--- Data for this exercise ---

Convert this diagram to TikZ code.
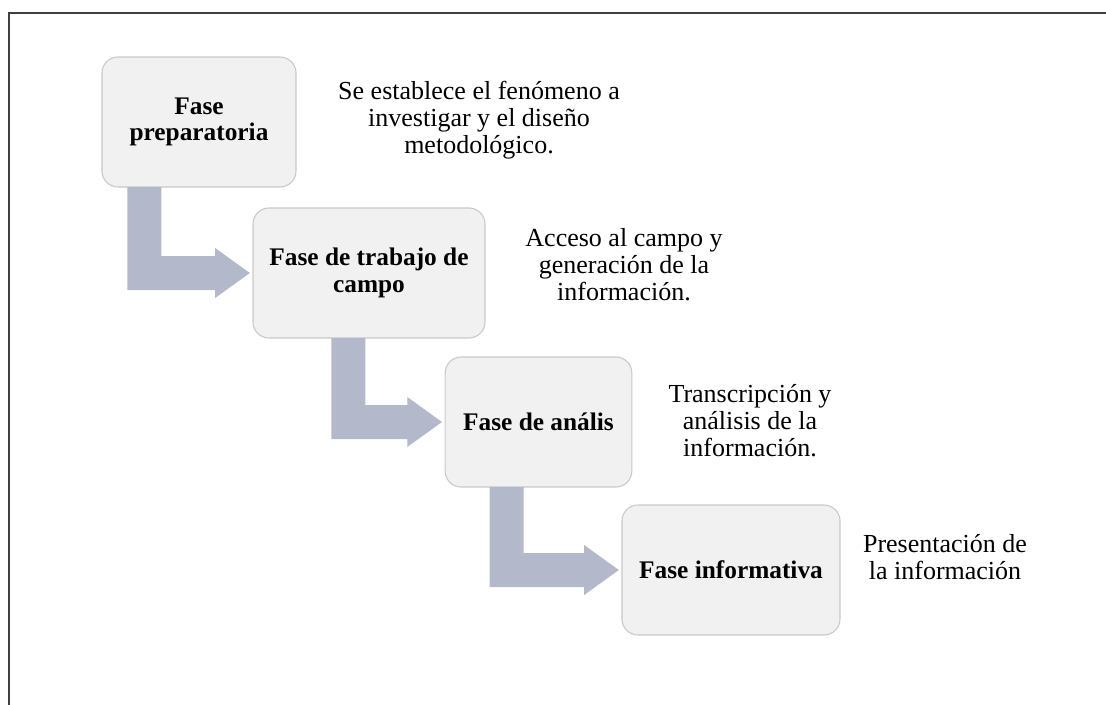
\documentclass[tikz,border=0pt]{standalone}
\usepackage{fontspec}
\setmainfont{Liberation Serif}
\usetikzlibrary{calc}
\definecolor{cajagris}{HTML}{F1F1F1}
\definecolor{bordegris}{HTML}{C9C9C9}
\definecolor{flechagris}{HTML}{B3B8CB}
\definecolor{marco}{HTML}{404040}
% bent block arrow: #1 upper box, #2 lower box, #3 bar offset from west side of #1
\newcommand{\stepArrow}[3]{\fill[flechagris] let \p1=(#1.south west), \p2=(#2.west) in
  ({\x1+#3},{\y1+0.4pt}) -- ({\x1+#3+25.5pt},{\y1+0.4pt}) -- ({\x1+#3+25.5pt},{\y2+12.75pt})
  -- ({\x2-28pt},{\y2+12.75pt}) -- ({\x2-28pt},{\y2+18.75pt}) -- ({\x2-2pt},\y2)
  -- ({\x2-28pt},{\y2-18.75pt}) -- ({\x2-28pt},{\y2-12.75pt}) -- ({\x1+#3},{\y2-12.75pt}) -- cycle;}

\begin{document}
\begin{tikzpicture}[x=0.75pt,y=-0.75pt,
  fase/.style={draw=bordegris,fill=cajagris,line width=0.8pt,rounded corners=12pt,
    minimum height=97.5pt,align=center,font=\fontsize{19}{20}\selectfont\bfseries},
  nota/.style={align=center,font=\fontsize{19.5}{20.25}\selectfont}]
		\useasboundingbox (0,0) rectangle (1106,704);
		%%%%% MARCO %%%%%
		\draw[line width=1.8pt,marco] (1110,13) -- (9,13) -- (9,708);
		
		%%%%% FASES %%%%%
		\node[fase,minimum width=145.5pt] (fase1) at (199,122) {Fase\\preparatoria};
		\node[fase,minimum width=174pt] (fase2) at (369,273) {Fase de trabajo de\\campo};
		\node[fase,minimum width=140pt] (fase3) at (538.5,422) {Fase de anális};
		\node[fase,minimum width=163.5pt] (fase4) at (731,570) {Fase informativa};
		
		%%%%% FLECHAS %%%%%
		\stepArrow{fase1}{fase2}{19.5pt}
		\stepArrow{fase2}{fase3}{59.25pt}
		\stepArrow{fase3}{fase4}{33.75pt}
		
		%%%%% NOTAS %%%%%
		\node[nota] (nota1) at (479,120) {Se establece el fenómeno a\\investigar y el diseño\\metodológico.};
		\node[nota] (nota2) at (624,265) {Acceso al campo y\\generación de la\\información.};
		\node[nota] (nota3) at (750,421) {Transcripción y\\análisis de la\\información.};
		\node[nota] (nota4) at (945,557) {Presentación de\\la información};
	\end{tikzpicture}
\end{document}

---
--- Data for this exercise ---

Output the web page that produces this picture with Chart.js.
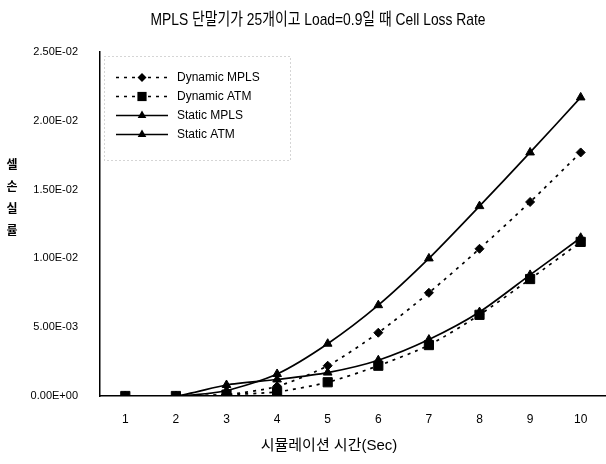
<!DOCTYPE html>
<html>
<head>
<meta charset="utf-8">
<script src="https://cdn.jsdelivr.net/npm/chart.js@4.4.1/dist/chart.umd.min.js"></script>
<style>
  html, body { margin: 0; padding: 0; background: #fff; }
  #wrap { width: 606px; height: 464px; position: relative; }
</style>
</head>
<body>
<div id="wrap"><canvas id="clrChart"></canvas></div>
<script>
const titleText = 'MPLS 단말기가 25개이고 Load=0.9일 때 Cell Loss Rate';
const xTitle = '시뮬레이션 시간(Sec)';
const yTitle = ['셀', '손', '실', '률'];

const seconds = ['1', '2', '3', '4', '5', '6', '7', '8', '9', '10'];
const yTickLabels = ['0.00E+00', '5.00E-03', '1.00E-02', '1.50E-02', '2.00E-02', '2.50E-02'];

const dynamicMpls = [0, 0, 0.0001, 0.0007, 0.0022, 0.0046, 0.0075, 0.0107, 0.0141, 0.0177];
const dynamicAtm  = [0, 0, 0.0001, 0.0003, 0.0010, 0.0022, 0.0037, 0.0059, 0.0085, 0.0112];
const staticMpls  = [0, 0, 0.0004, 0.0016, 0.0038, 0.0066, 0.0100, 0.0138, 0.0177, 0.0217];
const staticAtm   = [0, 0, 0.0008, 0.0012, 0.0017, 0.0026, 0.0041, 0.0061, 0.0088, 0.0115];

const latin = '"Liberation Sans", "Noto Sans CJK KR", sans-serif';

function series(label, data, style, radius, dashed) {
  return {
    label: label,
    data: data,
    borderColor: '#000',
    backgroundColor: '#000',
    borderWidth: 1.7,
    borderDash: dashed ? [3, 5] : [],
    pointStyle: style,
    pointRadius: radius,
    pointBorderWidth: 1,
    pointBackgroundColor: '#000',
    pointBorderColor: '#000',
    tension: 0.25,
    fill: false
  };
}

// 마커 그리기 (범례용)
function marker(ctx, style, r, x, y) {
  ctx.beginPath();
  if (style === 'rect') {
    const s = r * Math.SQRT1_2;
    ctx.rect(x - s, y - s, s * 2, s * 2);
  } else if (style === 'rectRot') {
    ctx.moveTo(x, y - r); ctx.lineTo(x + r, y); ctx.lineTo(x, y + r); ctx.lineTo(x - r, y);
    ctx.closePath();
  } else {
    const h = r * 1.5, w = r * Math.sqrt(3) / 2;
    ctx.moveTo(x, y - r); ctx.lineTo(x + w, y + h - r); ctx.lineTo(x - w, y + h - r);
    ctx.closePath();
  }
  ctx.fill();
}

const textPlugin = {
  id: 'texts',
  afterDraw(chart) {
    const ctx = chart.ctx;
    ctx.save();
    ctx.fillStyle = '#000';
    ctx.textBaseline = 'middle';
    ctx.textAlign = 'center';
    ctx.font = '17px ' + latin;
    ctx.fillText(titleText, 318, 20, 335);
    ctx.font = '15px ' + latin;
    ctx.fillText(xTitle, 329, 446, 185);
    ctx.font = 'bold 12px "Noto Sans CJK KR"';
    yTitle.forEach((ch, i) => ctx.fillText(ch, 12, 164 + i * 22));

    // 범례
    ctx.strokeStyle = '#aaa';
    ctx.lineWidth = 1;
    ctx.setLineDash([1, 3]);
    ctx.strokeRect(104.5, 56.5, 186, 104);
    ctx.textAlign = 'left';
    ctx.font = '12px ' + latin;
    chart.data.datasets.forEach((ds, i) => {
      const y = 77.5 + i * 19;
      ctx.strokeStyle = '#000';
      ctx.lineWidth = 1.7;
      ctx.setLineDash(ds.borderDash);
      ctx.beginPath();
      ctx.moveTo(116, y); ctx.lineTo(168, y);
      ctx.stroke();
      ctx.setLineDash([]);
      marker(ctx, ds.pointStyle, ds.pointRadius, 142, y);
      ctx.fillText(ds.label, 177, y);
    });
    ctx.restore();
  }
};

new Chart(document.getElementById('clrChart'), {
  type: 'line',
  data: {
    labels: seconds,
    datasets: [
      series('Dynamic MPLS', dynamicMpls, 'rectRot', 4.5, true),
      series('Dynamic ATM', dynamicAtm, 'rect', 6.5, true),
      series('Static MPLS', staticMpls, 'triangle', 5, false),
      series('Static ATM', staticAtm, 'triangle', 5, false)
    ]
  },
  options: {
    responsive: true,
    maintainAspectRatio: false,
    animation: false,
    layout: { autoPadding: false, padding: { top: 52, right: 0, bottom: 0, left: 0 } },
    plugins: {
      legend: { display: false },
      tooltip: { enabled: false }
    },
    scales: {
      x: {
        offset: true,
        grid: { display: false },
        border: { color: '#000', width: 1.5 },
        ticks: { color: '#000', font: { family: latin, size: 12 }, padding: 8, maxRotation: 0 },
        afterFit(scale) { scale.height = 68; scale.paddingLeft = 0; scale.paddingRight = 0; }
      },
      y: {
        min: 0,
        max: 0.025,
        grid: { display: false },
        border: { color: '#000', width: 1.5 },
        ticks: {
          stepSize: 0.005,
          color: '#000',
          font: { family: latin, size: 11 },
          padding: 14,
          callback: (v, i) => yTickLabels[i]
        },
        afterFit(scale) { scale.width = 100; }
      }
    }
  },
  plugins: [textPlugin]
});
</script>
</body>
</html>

---

▶ [What the task asks]
Copy nothing but the lines above that run from the one with "Convert this diagram to TikZ code." to the one with "(9,13) -- (9,708);", ends included; pictures stay out.

▶ [Complete answer]
Convert this diagram to TikZ code.
\documentclass[tikz,border=0pt]{standalone}
\usepackage{fontspec}
\setmainfont{Liberation Serif}
\usetikzlibrary{calc}
\definecolor{cajagris}{HTML}{F1F1F1}
\definecolor{bordegris}{HTML}{C9C9C9}
\definecolor{flechagris}{HTML}{B3B8CB}
\definecolor{marco}{HTML}{404040}
% bent block arrow: #1 upper box, #2 lower box, #3 bar offset from west side of #1
\newcommand{\stepArrow}[3]{\fill[flechagris] let \p1=(#1.south west), \p2=(#2.west) in
  ({\x1+#3},{\y1+0.4pt}) -- ({\x1+#3+25.5pt},{\y1+0.4pt}) -- ({\x1+#3+25.5pt},{\y2+12.75pt})
  -- ({\x2-28pt},{\y2+12.75pt}) -- ({\x2-28pt},{\y2+18.75pt}) -- ({\x2-2pt},\y2)
  -- ({\x2-28pt},{\y2-18.75pt}) -- ({\x2-28pt},{\y2-12.75pt}) -- ({\x1+#3},{\y2-12.75pt}) -- cycle;}

\begin{document}
\begin{tikzpicture}[x=0.75pt,y=-0.75pt,
  fase/.style={draw=bordegris,fill=cajagris,line width=0.8pt,rounded corners=12pt,
    minimum height=97.5pt,align=center,font=\fontsize{19}{20}\selectfont\bfseries},
  nota/.style={align=center,font=\fontsize{19.5}{20.25}\selectfont}]
		\useasboundingbox (0,0) rectangle (1106,704);
		%%%%% MARCO %%%%%
		\draw[line width=1.8pt,marco] (1110,13) -- (9,13) -- (9,708);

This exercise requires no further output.